# Iron vs Heat Press - Hand Difference?



## funtimesx

Hi All,

Before I start - I have read just enough to know that heat press is "the best" (significantly) over using a home iron. However, bear with me and just pretend you absolutely can't get a heat press and have to use a home iron.

What's the biggest difference between using a home iron and a heat press? Is the softness of the hand markedly different (assuming the same paper, inks, etc.)? I have been using store bought paper with a home iron and the results are well...erm...they suck, basically! Either the designs crack and peel, or they have a very stiff hand, or both.

I'm trying to work out if using a heat press with the same paper would yield better results or using better paper with the same iron would yield better results or...?

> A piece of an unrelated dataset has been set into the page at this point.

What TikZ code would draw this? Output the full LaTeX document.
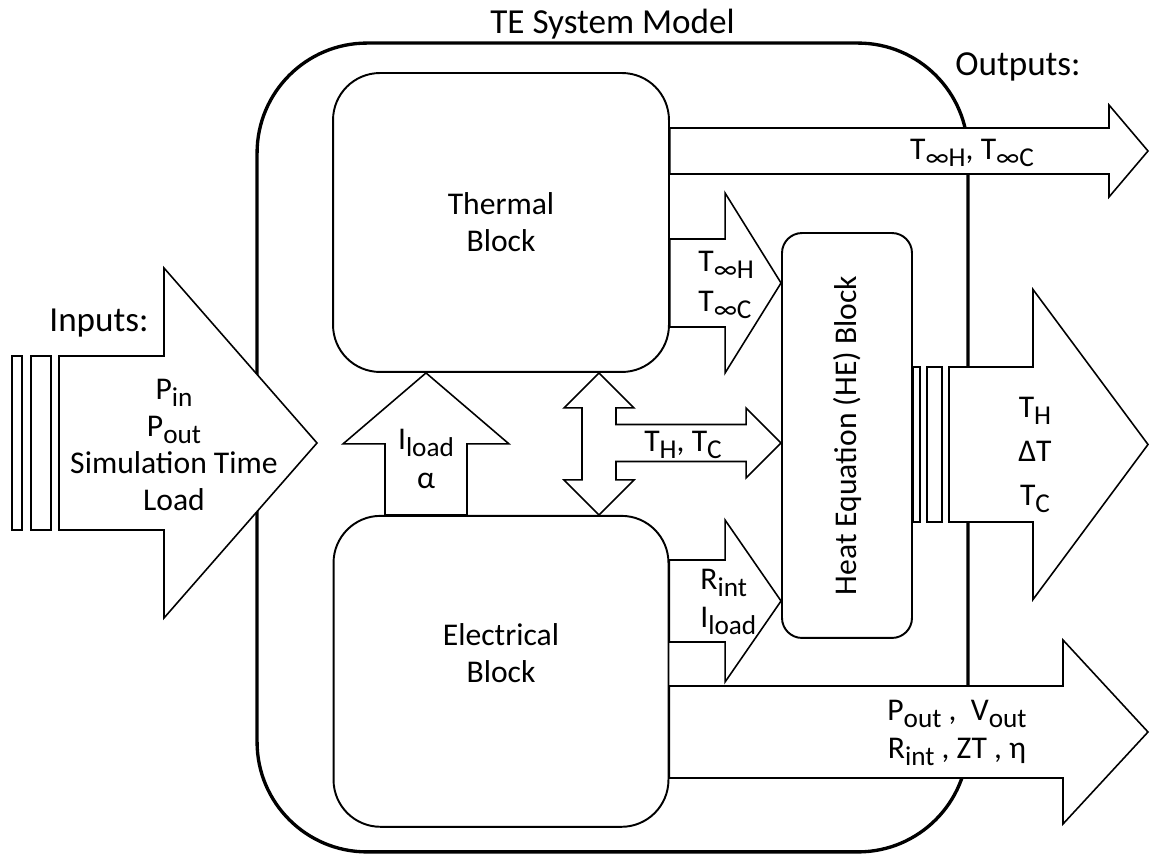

Basically, what I guess I'm asking is - if I get a higher quality paper, will I see a substantial difference still using the home iron method?

Cheers,
Kath


----------



## badalou

Kath, usually people who know nothing about transfers try this approach. Hand iron requires a certain amount of time and pressure to the shirt. What also needs to be done is the shirt needs to be pre warmed up to remove moisture. I would recommend a small press right now if you can not afford a larger one. And although the store bought paper works. They are not really good enough for me. Give New Milford Photo a call and get a sample pack of the Iron All transfer paper. You don’t have to buy a boatload of paper. The price for transfers is considerably cheaper from one of the vendors I am going to assume you are using hot peel on lights. Hope this helps.


----------



## jdr8271

The paper that is made for commercial use will not work well (or at all probably) with an iron. If you dont have alot of money for a heat press, you could try one those handmade ones that people sell on ebay: http://cgi.ebay.com/E-Z-PRESS-10x14...609698879QQcategoryZ57065QQrdZ1QQcmdZViewItem


----------



## badalou

Actually the paper I bought fro New Millford worked very well with an iron. For $3.99 for a 5 pack sample I think it is worth a try. Lou


----------



## Solmu

I don't think staying up 'till 2am to make an international phone call, or getting a skillet-come-press shipped across the entire world was what funtimesx had in mind somehow...


----------



## funtimesx

Solmu said:


> I don't think staying up 'till 2am to make an international phone call, or getting a skillet-come-press shipped across the entire world was what funtimesx had in mind somehow...


Indeed - thanks for bearing my location in mind 

Are there people in Australia (preferrably Melbourne) who offer heat press services (like screenprinters) for small runs? Perhaps I could start that way before buying a press? Where do Australians buy their supplies anyway?


----------



## Solmu

I know very little about heat press stuff in Australia (I'm a screenprinter). I know there's a company in Melbourne that sells presses (if you search eBay you'll find them), but no idea if they're any good and no idea about other supplies. You could try giving them a call and seeing if they can answer your questions.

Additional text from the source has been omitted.